CHICAGO (December 23, 2013) A new study found preoperative antibiotic therapy administered within two hours of cardiac surgery decreased the risk of developing surgical site infections (SSIs) significantly. The study was published in the January issue of Infection Control and Hospital Epidemiology, the journal of the Society for Healthcare Epidemiology of America.
"Antimicrobial prophylaxis can reduce the risk of SSIs following many operations, however that efficacy diminishes or disappears if antibiotics are given either too early or after incision," said Renato Finkelstein, MD, lead author of the study. "Despite the general acceptance of this concept in guidelines, wide variations in preoperative antibiotic administration practices have been reported."
Dr. Finkelstein and his colleagues at Rambam Medical Center in Israel implemented a 10-year prospective cohort study emphasizing an optimized policy for preoperative antibiotic prophylaxis in cardiac surgery that included administering the first dose of antibiotic prophylaxis up to two hours before the first surgical incision. Prophylaxis given at a different time ranged in administration of three hours before to after the surgery.

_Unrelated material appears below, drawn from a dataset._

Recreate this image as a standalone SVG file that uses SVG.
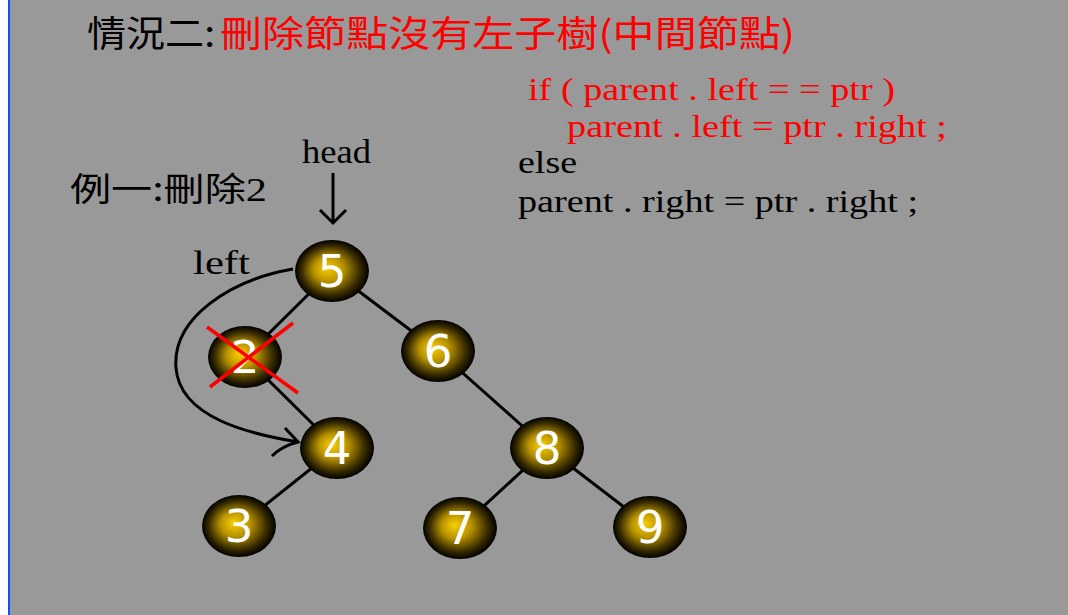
<svg xmlns="http://www.w3.org/2000/svg" width="1068" height="615" viewBox="0 0 1068 615">
<style>
.cjk{font-family:"Noto Sans CJK TC","Noto Sans CJK SC",sans-serif}
.serif{font-family:"Liberation Serif","Times New Roman",serif}
.num{font-family:"DejaVu Sans",Verdana,sans-serif;font-size:45px;fill:#fff;text-anchor:middle}
.edge{stroke:#000;stroke-width:3;fill:none}
.red{fill:#ff0000}
.blk{fill:#000}
</style>
<defs>
<radialGradient id="g" cx="0.5" cy="0.5" r="0.5" fx="0.42" fy="0.45">
<stop offset="0" stop-color="#f8d000"/>
<stop offset="0.4" stop-color="#b89200"/>
<stop offset="0.78" stop-color="#3a2d00"/>
<stop offset="1" stop-color="#000"/>
</radialGradient>
</defs>
<rect width="1068" height="615" fill="#999999"/>
<rect width="8" height="615" fill="#ffffff"/>
<rect x="8" width="2" height="615" fill="#1050ff"/>

<text class="cjk blk" x="87" y="47" font-size="36" textLength="128" lengthAdjust="spacingAndGlyphs">情況二:</text>
<text class="cjk red" x="220" y="47" font-size="36" textLength="575" lengthAdjust="spacingAndGlyphs">刪除節點沒有左子樹(中間節點)</text>

<g id="code" class="serif" font-size="32">
<text class="red" x="528" y="100" textLength="367" lengthAdjust="spacingAndGlyphs">if ( parent . left = = ptr )</text>
<text class="red" x="567" y="137" textLength="380" lengthAdjust="spacingAndGlyphs">parent . left = ptr . right ;</text>
<text class="blk" x="518" y="173" textLength="59" lengthAdjust="spacingAndGlyphs">else</text>
<text class="blk" x="518" y="212" textLength="400" lengthAdjust="spacingAndGlyphs">parent . right = ptr . right ;</text>
</g>

<text class="cjk blk" x="70" y="201" font-size="33" textLength="197" lengthAdjust="spacingAndGlyphs">例一:刪除<tspan class="serif" font-size="34">2</tspan></text>

<text class="serif blk" x="302" y="163" font-size="33" textLength="69" lengthAdjust="spacingAndGlyphs">head</text>
<text class="serif blk" x="193" y="274" font-size="33" textLength="57" lengthAdjust="spacingAndGlyphs">left</text>

<g id="connectors">
<line class="edge" x1="333" y1="173" x2="333" y2="222"/>
<polyline class="edge" points="320,210 333,223 346,210"/>
<line class="edge" x1="332" y1="271" x2="245" y2="357"/>
<line class="edge" x1="332" y1="271" x2="438" y2="351"/>
<line class="edge" x1="250" y1="362" x2="337" y2="448"/>
<line class="edge" x1="337" y1="448" x2="239" y2="526"/>
<line class="edge" x1="438" y1="351" x2="547" y2="448"/>
<line class="edge" x1="547" y1="448" x2="460" y2="528"/>
<line class="edge" x1="547" y1="448" x2="650" y2="527"/>
<path class="edge" d="M293 269 C230 280 172 318 176 368 C180 418 250 434 298 442"/>
<path class="edge" d="M285 428 L298 442 Q282 446 272 456"/>
</g>

<g id="n5"><ellipse cx="332" cy="271" rx="37" ry="31" fill="url(#g)"/><text class="num" x="332" y="287">5</text></g>
<g id="n2"><ellipse cx="245" cy="357" rx="37" ry="31" fill="url(#g)"/><text class="num" x="245" y="373">2</text></g>
<g id="n4"><ellipse cx="337" cy="448" rx="37" ry="31" fill="url(#g)"/><text class="num" x="337" y="464">4</text></g>
<g id="n3"><ellipse cx="239" cy="526" rx="37" ry="31" fill="url(#g)"/><text class="num" x="239" y="542">3</text></g>
<g id="n6"><ellipse cx="438" cy="351" rx="37" ry="31" fill="url(#g)"/><text class="num" x="438" y="367">6</text></g>
<g id="n8"><ellipse cx="547" cy="448" rx="37" ry="31" fill="url(#g)"/><text class="num" x="547" y="464">8</text></g>
<g id="n7"><ellipse cx="460" cy="528" rx="37" ry="31" fill="url(#g)"/><text class="num" x="460" y="544">7</text></g>
<g id="n9"><ellipse cx="650" cy="527" rx="37" ry="31" fill="url(#g)"/><text class="num" x="650" y="543">9</text></g>

<g id="cross" stroke="#ff0000" stroke-width="3.5">
<line x1="207" y1="327" x2="298" y2="393"/>
<line x1="293" y1="323" x2="210" y2="387"/>
</g>
</svg>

SSIs were significantly less common among patients who received prophylaxis during the optimized period than patients who received antibiotic prophylaxis at a different time. Of the 2,637 patients included in the study, 8.3 percent (206 patients of 2,536) who received preoperative antibiotics within a two-hour window of the first incision developed an SSI, compared with 13.9 percent (14 patients of 101) of patients who received antibiotic prophylaxis at a different time. Additionally, in the last two years of the study near complete compliance of optimized administration of preoperative antibiotics was achieved.
"Our infection control program demonstrates the positive collaboration surgeons and infection control personnel can have to improve patient safety and reduce the risk of postsurgical infection," said Finkelstein.